After deciding the time was right to go solar, I figured we’d just call up a few reputable residential solar installers, get some proposals, and pick the best option. Of course it wasn’t that simple. What we soon realized–about halfway through our first contractor meeting–was that there were some key decisions to make at the outset and each option has pros and cons. I had no idea, for example, that the vast majority of residential solar installations in the U.S. are grid-tied systems rendered utterly useless in a blackout. Do we really want to invest a bunch of money in a solar system if we can’t even use it when we most need it? That seemed nuts. But going off grid and using batteries adds significant cost, negates the 30% Federal tax credit, and eliminates the potential value of any surplus power you generate. Plus here in New England you’d need to run a generator occasionally in the winter.
But it turns out there’s a third option: grid-tie with battery backup. These systems offer the convenience and financial advantages of grid-tie, but can also function as a self-sufficient backup power supply when the grid’s down. While it costs a bit more than a straight grid-tie system, you can keep the battery bank modest to reduce cost if you just use it to run a few key appliances and some lights rather than the entire household. And unlike a straight grid-tie system, you can keep generating photovoltaic power during the day when the grid is down. This was clearly the right option for us.
We really didn’t want to invest a lot in batteries at this point–battery technology seems like it’s poised to make some major breakthroughs in the next few years–but what if we just bought a minimal bank of quality flooded lead acid batteries? Enough to run the frig., the freezer, the water pump, and some lights for 24 hours or so. We went back to our contractors with our idea, but by that time it was late summer and most of them were booked through the end of the year. We’d miss being grandfathered under the current net metering rules, which were due to expire on January 1.
What if we got it done ourselves? I had some carpentry and electrical experience and wasn’t afraid to take on something new and challenging. Plus I really wanted to understand how solar electric systems work, and what better way than to design and build one? Obviously it was going to require a lot of study and careful planning, but I’d taken on challenging projects before and wasn’t going to let that deter me.
The Home Energy Audit
The planning process began with a simple question that a lot of Americans have never really had to think about: How much electricity does it take to run your house?
I listed all of the appliances and items that use electricity in our home, and created a table showing the volts, watts, amps, hours per day, and watt hours per day for each load. A great tool for this is a watt meter like the Kill a Watt–you just plug it in to the wall, then plug the appliance into the meter. It gives you immediate data in real time or you can leave it in place for a period of time to record power consumption.
It’s probably worth a quick science-class review on the terminology:
- Volts measure potential force (similar to water pressure, psi)
- Amps measure the flow of electrical current (similar to water flow, gpm)
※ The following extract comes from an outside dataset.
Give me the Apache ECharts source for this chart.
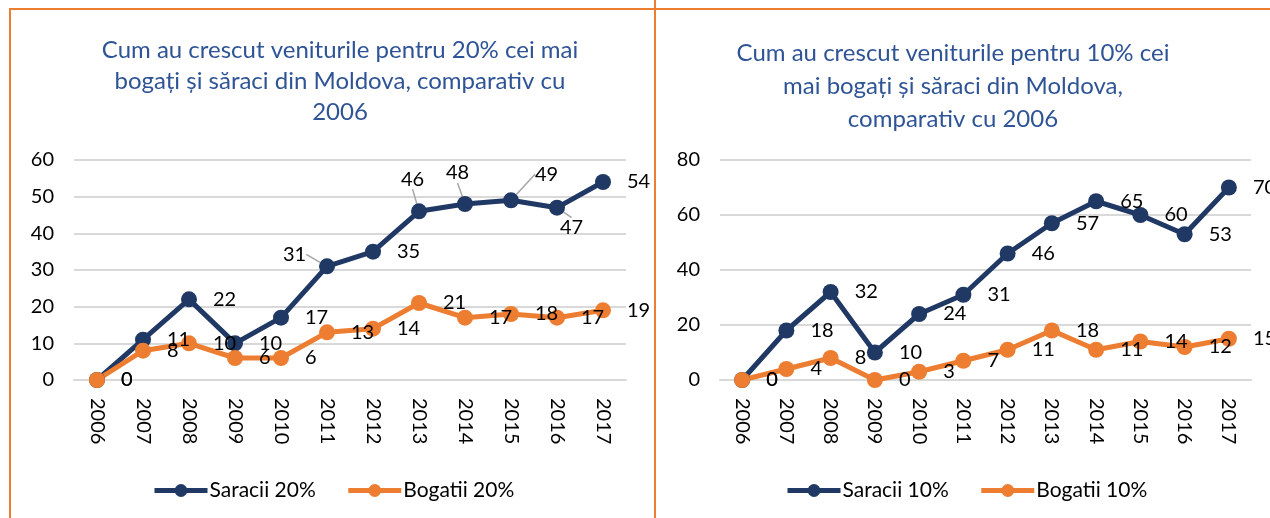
<!DOCTYPE html>
<html>
<head>
<meta charset="utf-8">
<script src="https://cdn.jsdelivr.net/npm/echarts@6/dist/echarts.min.js"></script>
<style>
  html, body { margin: 0; padding: 0; background: #fff; }
  #main { width: 1270px; height: 518px; }
</style>
</head>
<body>
<div id="main"></div>
<script>
// ani pe axa X
var years = ['2006', '2007', '2008', '2009', '2010', '2011', '2012', '2013', '2014', '2015', '2016', '2017']

// 20% cei mai saraci / bogati
var saracii20 = [0, 11, 22, 10, 17, 31, 35, 46, 48, 49, 47, 54]
var bogatii20 = [0, 8, 10, 6, 6, 13, 14, 21, 17, 18, 17, 19]

// 10% cei mai saraci / bogati
var saracii10 = [0, 18, 32, 10, 24, 31, 46, 57, 65, 60, 53, 70]
var bogatii10 = [0, 4, 8, 0, 3, 7, 11, 18, 11, 14, 12, 15]

var titles = [
  'Cum au crescut veniturile pentru 20% cei mai\nbogați și săraci din Moldova, comparativ cu\n2006',
  'Cum au crescut veniturile pentru 10% cei\nmai bogați și săraci din Moldova,\ncomparativ cu 2006'
]

var NAVY = '#203864'
var ORANGE = '#ED7D31'
var FONT = 'Lato'

// etichete mutate (cu linie de ghidaj) pentru graficul 20%
var moved20 = { 5: [-68, -12], 7: [-42, -32], 8: [-43, -31], 9: [0, -26], 10: [-21, 20] }

function lineSeries (name, values, color, idx, moved) {
  var data = values.map(function (v, i) {
    if (moved && moved[i]) {
      return { value: v, labelLine: { show: true, lineStyle: { color: '#A6A6A6', width: 1.5 } } }
    }
    return v
  })
  return {
    name: name,
    type: 'line',
    xAxisIndex: idx,
    yAxisIndex: idx,
    data: data,
    symbol: 'circle',
    symbolSize: 16,
    itemStyle: { color: color },
    lineStyle: { color: color, width: 5 },
    label: {
      show: true,
      position: 'right',
      distance: 16,
      color: '#000',
      fontFamily: FONT,
      fontSize: 20
    },
    labelLayout: function (p) {
      if (moved && moved[p.dataIndex]) {
        return { dx: moved[p.dataIndex][0], dy: moved[p.dataIndex][1] }
      }
      return {}
    },
    animation: false
  }
}

function xAxis (idx) {
  return {
    type: 'category',
    gridIndex: idx,
    data: years,
    boundaryGap: true,
    axisLine: { lineStyle: { color: '#D9D9D9', width: 2 } },
    axisTick: { show: false },
    axisLabel: {
      rotate: -90,
      color: '#000',
      fontFamily: FONT,
      fontSize: 20,
      margin: 18
    }
  }
}

function yAxis (idx, max, interval) {
  return {
    type: 'value',
    gridIndex: idx,
    min: 0,
    max: max,
    interval: interval,
    axisLine: { show: false },
    axisTick: { show: false },
    splitLine: { lineStyle: { color: '#D9D9D9', width: 2 } },
    axisLabel: { color: '#000', fontFamily: FONT, fontSize: 20, margin: 20 }
  }
}

function legend (names, left) {
  return {
    data: names,
    left: left,
    top: 475,
    itemWidth: 53,
    itemHeight: 16,
    itemGap: 30,
    lineStyle: { width: 5 },
    textStyle: { color: '#000', fontFamily: FONT, fontSize: 21, padding: [0, 0, 0, -3] }
  }
}

var chart = echarts.init(document.getElementById('main'))
chart.setOption({
  backgroundColor: '#fff',
  title: [
    {
      text: titles[0],
      left: 335,
      top: 30,
      textAlign: 'center',
      textStyle: { color: '#2F5496', fontFamily: FONT, fontSize: 24, fontWeight: 'normal', lineHeight: 31 }
    },
    {
      text: titles[1],
      left: 948,
      top: 32,
      textAlign: 'center',
      textStyle: { color: '#2F5496', fontFamily: FONT, fontSize: 24, fontWeight: 'normal', lineHeight: 33 }
    }
  ],
  legend: [
    legend(['Saracii 20%', 'Bogatii 20%'], 147),
    legend(['Saracii 10%', 'Bogatii 10%'], 780)
  ],
  grid: [
    { left: 74, top: 160, width: 552, height: 220 },
    { left: 720, top: 160, width: 531, height: 220 }
  ],
  xAxis: [xAxis(0), xAxis(1)],
  yAxis: [yAxis(0, 60, 10), yAxis(1, 80, 20)],
  series: [
    lineSeries('Saracii 20%', saracii20, NAVY, 0, moved20),
    lineSeries('Bogatii 20%', bogatii20, ORANGE, 0),
    lineSeries('Saracii 10%', saracii10, NAVY, 1),
    lineSeries('Bogatii 10%', bogatii10, ORANGE, 1)
  ],
  // chenarele portocalii ale celor doua grafice
  graphic: [
    { type: 'line', shape: { x1: 9, y1: 9, x2: 1270, y2: 9 }, style: { stroke: ORANGE, lineWidth: 2 } },
    { type: 'line', shape: { x1: 10, y1: 9, x2: 10, y2: 518 }, style: { stroke: ORANGE, lineWidth: 2 } },
    { type: 'line', shape: { x1: 655, y1: 0, x2: 655, y2: 518 }, style: { stroke: ORANGE, lineWidth: 2 } }
  ]
})
</script>
</body>
</html>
- Watts (V x A) measures power
- Wh (Watt Hours) measures power over time (1 watt hour=the amount of power required to supply 1 watt continuously for 1 hour)
So it’s pretty straightforward: figure out how many watts your load consumes, then multiply that by the number of hours per day that the load runs–the result is the number of Wh/day used by the load.
Here’s what our results looked like:
|desktop computers (2)||120||2.2||264||8||2,112|
|cable modem and router||120||.16||19||24||456|
|hot water heater||120||0.64||63||3||1|
As you can see, we use roughly 16.7kWh per day at our house (national average is 29). If you look at our actual utility bills, however, in reality it’s more like 13kWh–while the chart shows the kitchen range gobbling 5kWh alone each day, that would only really happen if we had all the burners on plus the oven for a solid hour, which is rarely the case. In addition to kWh/day, the other number to make note of is maximum peak demand, which is what your house would consume if all loads were drawing simultaneously–in our case 12.1kW. While in actual practice we’d probably never draw that much power, it’s a useful datapoint.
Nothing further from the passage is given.